Out of the valley, the Walk winds around and then into the middle of the modern estate of Swiss Valley, sometimes on obscure paths, sometimes on streets lined with dull houses. Each has a front door cased in a miniature pediment, architrave and pilasters, in the neoclassical style that passes for gentility among many architects. The seaward views from here are fine, but it’s a hard not to mourn the loss of the fields and trees that preceded the houses. At the bottom we join a minor road. It passes the huge Gestamp plant, which makes parts for cars, but then it demotes itself to a country lane. A small Carmarthenshire County Council truck comes towards us, slows and stops. Its driver explains to us that every day she and her colleague stop in the nearby lay-by to eat their sandwiches. With its views over the fields and hills beyond, this spot offers them a brief, quiet refuge from their daily routine of roads.

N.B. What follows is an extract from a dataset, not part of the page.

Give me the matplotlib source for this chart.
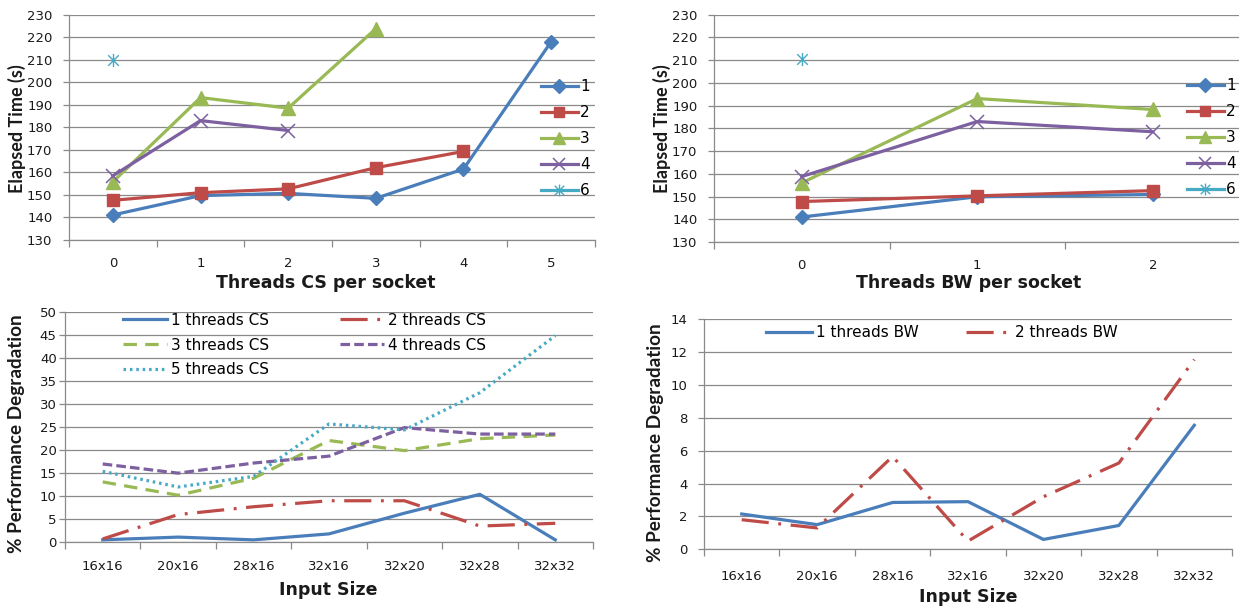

Eventually we leave the lane and strike uphill through fields. Pathfinding isn’t difficult, even when signposts fail. Lines of desire, the legacy of earlier walkers – even if they’re few and far between, as they seem to be on St Illtud’s Walk – point the way forward across fields. Next, we’re in a wood – bluebells are still in full flower – before returning to lane walking. We descend into the valley of Afon Morlais, where we have a choice of crossing the river by ford or footbridge. The water flows smoothly by, under a canopy of shady trees. Not long after, we stop for sandwiches on a lane-side bank under a clump of foxgloves. The outskirts of Llangennech are not far to the south, but the only sounds we can hear are those of birds and a barking dog on Tyreglwys farm.
After lunch there’s more field walking before we join a lane that takes us all the way, past the farms of Glyncaerau and Penlan, towards the M4 motorway. There are big views towards Graig Fawr, Cefn Drum and the other hills to the north, where the Walk will resume on Day 3, and back towards the railway viaduct over Afon Llwchwr. But the roar of traffic is becoming more and more insistent. Suddenly we’re at the motorway, and cross it via a footbridge. Beyond is Yr Hendy, and after two more crossings, of the Gwili and the Llwchwr, we reach our destination, the centre of Pontarddulais. We reckon we’ve deserved an ice-cream each – though this been a rapid and easy stage of the St Illtud’s Walk, just nine miles, plus an extra mile or so from the centre of Llanelli. The next stage will take us up into the bare hills, and promises to be very different.